# Requirement
Copy out the lines that include the word "picture".

[Saved entries]
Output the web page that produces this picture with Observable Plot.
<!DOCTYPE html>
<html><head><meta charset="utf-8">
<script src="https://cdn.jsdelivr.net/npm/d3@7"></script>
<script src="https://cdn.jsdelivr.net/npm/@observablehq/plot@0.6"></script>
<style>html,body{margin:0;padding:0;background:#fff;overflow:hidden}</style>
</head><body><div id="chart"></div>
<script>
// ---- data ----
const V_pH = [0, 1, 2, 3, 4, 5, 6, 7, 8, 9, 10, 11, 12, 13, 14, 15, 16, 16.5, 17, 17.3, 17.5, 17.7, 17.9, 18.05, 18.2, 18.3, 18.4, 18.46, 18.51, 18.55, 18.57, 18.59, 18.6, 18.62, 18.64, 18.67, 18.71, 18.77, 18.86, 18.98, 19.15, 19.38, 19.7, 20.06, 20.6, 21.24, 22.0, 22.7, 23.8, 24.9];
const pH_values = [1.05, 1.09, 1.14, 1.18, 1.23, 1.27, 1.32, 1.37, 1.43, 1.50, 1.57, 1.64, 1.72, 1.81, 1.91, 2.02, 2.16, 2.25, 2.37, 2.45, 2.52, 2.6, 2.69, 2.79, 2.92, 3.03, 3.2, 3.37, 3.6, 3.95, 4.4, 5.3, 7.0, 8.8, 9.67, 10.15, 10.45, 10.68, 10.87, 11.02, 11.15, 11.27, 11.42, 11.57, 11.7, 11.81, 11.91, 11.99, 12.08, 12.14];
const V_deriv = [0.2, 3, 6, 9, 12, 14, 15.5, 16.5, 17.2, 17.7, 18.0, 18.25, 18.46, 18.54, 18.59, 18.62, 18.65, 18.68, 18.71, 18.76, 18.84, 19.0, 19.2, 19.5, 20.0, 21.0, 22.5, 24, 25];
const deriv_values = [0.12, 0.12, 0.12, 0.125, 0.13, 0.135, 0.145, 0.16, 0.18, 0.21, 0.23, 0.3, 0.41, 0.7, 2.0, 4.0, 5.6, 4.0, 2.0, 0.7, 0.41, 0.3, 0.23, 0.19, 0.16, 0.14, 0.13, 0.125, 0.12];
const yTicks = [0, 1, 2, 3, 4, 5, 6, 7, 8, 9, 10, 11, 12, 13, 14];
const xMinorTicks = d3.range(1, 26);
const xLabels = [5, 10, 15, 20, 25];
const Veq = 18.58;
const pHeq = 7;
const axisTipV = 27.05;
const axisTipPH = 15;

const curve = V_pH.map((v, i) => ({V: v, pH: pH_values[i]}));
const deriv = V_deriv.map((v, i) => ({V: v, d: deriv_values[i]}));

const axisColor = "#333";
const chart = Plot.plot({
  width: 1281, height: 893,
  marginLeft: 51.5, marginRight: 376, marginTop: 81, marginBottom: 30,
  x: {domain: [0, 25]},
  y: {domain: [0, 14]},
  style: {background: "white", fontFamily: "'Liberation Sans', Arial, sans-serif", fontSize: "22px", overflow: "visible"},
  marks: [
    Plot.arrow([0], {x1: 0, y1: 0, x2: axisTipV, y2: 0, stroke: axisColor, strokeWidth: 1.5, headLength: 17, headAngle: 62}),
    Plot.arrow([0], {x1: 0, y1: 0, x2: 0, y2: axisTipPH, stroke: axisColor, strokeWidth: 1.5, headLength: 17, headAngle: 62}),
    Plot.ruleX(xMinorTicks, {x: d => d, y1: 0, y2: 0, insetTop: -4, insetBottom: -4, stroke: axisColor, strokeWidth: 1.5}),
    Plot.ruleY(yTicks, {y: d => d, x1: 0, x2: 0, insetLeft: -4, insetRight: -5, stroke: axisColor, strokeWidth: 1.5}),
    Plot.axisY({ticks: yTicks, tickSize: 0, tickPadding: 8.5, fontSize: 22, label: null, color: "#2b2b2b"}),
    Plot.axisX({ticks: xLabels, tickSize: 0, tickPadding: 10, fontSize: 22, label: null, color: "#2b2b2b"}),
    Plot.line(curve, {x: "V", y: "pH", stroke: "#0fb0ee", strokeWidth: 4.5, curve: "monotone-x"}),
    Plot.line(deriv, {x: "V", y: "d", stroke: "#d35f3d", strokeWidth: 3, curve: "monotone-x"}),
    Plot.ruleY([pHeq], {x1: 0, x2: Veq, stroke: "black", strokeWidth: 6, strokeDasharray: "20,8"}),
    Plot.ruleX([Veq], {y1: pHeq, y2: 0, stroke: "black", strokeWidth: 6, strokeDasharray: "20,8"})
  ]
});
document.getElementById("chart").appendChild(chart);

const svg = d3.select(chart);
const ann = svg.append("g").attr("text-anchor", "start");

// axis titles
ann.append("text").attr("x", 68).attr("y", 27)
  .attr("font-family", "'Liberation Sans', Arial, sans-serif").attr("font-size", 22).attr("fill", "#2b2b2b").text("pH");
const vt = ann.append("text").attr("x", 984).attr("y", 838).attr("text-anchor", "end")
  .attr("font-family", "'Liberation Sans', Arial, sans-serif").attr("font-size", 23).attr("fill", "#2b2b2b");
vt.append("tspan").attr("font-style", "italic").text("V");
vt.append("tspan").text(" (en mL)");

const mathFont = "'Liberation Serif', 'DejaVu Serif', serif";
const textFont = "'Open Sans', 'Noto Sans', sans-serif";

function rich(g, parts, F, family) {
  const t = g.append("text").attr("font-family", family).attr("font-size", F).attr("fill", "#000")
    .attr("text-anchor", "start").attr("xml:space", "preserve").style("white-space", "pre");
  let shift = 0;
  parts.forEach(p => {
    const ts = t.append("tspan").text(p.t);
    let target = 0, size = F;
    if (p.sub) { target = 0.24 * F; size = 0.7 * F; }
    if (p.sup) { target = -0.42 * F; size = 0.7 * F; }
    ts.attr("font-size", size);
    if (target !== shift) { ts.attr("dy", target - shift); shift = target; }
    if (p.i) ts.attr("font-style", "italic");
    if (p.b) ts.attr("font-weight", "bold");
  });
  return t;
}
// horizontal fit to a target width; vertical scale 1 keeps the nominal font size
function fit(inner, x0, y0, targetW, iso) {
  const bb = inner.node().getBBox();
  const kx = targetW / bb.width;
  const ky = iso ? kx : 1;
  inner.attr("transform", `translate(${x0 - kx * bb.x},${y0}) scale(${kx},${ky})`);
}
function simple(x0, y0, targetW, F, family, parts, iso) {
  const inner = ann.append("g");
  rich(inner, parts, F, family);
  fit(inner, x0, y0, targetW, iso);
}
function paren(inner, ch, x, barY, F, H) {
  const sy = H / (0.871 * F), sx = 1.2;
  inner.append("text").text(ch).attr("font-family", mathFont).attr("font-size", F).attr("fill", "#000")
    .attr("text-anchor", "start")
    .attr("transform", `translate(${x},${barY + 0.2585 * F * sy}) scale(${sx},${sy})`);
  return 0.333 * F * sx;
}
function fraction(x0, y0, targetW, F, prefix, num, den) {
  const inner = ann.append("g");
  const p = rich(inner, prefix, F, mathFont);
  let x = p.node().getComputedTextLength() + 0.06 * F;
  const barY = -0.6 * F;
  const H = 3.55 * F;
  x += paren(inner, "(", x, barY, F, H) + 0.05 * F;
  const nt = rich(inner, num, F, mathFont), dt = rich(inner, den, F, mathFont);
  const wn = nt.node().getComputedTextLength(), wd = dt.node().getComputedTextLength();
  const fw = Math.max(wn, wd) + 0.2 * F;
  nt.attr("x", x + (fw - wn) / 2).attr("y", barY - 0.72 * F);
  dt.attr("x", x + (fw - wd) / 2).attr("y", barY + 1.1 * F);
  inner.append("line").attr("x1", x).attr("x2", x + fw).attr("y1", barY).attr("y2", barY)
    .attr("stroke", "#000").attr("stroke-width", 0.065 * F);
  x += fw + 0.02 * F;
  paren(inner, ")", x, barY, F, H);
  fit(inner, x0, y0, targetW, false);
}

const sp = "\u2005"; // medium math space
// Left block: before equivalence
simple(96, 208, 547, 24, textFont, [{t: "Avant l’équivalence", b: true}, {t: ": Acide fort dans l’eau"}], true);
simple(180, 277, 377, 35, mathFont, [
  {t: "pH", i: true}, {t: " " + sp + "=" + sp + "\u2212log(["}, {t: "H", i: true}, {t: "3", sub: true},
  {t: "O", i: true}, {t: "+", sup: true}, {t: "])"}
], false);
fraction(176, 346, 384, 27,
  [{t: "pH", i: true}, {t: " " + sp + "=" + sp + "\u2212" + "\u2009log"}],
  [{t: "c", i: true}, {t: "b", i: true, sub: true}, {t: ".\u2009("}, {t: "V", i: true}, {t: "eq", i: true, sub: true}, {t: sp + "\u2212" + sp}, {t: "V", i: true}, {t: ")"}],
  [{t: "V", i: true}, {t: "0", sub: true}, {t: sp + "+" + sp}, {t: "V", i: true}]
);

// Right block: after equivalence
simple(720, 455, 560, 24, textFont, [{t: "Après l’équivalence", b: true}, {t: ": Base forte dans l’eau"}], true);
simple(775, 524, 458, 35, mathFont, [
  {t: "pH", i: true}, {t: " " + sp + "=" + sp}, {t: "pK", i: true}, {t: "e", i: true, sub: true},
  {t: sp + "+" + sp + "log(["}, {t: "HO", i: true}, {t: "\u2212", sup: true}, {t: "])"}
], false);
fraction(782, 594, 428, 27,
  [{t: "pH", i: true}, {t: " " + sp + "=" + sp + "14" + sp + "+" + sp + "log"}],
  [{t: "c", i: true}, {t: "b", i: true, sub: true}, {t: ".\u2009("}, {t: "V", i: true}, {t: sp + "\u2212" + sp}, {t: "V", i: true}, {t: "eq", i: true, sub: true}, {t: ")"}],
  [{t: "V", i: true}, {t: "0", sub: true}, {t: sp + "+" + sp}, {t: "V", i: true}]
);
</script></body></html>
* * *
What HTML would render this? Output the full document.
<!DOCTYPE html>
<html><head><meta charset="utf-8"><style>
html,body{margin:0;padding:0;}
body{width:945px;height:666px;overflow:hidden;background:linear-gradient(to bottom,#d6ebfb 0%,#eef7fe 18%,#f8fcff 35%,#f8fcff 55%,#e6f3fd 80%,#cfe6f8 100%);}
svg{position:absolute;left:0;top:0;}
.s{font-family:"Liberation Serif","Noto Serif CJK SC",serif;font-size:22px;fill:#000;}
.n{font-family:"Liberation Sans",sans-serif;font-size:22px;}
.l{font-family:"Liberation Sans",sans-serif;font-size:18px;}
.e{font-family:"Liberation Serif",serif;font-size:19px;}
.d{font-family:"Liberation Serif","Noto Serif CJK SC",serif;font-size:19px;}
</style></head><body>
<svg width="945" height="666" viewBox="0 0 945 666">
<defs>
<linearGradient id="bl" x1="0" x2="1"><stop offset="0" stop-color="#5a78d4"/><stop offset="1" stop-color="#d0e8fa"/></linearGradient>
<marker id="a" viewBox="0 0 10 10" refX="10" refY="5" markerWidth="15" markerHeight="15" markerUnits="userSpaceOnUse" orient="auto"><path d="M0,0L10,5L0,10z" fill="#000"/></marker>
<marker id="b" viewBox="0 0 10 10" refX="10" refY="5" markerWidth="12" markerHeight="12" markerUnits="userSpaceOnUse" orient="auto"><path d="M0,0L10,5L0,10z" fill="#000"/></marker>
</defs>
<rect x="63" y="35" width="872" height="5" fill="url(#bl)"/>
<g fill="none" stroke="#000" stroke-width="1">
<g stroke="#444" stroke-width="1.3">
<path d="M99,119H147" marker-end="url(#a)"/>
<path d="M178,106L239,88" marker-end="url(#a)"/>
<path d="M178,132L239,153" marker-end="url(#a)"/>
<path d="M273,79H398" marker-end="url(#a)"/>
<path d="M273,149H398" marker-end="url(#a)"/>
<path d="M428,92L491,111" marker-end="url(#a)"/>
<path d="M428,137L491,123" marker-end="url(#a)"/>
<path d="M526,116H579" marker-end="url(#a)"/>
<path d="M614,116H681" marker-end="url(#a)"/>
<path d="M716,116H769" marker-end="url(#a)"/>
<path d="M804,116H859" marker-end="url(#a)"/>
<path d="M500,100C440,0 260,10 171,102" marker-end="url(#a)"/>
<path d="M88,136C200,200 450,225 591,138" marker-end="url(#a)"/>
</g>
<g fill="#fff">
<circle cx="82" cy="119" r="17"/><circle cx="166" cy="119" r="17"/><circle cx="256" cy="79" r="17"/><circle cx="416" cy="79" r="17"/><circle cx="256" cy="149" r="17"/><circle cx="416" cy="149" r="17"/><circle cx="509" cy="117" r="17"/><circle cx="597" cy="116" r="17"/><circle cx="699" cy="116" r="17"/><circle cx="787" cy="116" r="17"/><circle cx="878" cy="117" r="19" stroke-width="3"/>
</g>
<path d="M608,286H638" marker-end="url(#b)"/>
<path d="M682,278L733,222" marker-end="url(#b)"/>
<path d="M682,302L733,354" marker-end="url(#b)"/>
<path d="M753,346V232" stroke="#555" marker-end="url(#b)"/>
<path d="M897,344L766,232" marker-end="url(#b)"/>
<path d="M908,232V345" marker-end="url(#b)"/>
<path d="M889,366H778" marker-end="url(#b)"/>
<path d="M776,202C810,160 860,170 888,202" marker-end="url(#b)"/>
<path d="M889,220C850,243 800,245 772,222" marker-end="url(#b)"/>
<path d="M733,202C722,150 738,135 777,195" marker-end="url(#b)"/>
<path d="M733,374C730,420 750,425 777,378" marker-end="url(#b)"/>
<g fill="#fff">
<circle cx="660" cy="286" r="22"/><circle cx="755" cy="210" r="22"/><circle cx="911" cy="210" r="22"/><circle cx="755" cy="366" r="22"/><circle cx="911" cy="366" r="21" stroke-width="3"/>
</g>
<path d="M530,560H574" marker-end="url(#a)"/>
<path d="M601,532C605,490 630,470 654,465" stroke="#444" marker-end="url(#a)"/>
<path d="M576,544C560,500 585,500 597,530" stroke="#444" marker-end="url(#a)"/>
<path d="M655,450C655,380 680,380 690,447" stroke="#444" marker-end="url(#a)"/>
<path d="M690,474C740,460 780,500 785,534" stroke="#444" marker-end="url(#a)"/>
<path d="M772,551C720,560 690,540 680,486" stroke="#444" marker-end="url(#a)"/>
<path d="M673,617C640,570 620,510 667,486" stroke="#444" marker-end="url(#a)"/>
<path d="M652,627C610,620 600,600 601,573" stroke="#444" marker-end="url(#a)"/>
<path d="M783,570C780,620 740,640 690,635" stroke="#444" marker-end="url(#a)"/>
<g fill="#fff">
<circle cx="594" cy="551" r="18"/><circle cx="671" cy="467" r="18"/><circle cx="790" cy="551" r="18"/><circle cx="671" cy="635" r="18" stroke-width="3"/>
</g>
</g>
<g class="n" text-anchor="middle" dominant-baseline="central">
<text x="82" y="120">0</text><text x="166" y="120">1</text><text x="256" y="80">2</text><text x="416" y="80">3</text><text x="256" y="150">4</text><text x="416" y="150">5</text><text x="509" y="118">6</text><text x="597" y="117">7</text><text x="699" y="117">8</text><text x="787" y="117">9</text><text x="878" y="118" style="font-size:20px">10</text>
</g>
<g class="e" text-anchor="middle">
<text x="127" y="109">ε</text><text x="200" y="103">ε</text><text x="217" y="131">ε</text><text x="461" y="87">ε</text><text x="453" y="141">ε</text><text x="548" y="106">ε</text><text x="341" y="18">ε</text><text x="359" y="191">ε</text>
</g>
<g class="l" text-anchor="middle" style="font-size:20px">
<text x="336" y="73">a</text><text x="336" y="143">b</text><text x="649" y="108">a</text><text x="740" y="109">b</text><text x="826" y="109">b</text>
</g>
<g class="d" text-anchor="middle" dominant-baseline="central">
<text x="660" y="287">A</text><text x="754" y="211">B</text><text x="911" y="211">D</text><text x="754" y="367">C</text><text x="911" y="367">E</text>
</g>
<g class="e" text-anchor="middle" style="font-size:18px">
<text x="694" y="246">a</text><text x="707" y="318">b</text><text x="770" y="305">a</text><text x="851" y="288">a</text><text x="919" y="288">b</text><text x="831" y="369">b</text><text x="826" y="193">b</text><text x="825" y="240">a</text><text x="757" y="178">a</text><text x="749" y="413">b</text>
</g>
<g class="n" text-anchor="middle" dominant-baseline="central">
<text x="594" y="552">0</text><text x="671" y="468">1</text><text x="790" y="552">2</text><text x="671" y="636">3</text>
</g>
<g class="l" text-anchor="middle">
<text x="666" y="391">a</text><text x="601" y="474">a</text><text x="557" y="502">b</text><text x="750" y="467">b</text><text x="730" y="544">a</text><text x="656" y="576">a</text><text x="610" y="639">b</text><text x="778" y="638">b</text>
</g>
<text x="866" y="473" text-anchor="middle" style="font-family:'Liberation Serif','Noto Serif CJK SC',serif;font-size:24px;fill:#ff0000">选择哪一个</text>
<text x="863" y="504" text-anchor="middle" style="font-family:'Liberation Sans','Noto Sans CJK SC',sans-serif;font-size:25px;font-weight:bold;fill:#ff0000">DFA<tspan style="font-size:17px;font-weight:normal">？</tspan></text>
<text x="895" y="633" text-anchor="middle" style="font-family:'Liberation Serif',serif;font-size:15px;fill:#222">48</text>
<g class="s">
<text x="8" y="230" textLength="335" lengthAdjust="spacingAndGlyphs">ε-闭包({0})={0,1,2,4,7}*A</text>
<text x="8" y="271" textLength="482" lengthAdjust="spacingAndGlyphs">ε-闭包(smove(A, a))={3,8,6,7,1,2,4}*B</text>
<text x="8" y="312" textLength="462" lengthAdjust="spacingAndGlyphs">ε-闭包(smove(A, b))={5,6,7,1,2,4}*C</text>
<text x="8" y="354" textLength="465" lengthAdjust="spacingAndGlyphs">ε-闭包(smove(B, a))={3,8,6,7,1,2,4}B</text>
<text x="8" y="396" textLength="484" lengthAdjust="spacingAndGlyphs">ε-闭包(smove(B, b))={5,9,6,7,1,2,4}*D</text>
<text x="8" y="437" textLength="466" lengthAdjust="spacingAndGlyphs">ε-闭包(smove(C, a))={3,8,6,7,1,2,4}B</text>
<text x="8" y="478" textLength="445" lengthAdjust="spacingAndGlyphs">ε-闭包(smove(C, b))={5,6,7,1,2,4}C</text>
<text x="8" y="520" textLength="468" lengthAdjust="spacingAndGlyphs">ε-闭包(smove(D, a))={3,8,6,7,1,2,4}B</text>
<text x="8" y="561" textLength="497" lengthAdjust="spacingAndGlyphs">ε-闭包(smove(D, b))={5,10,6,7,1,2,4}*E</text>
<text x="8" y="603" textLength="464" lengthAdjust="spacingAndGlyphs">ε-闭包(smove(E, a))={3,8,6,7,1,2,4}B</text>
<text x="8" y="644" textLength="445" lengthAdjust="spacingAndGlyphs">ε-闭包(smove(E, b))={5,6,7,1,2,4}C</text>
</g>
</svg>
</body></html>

# Written solution
Output the web page that produces this picture with Observable Plot.

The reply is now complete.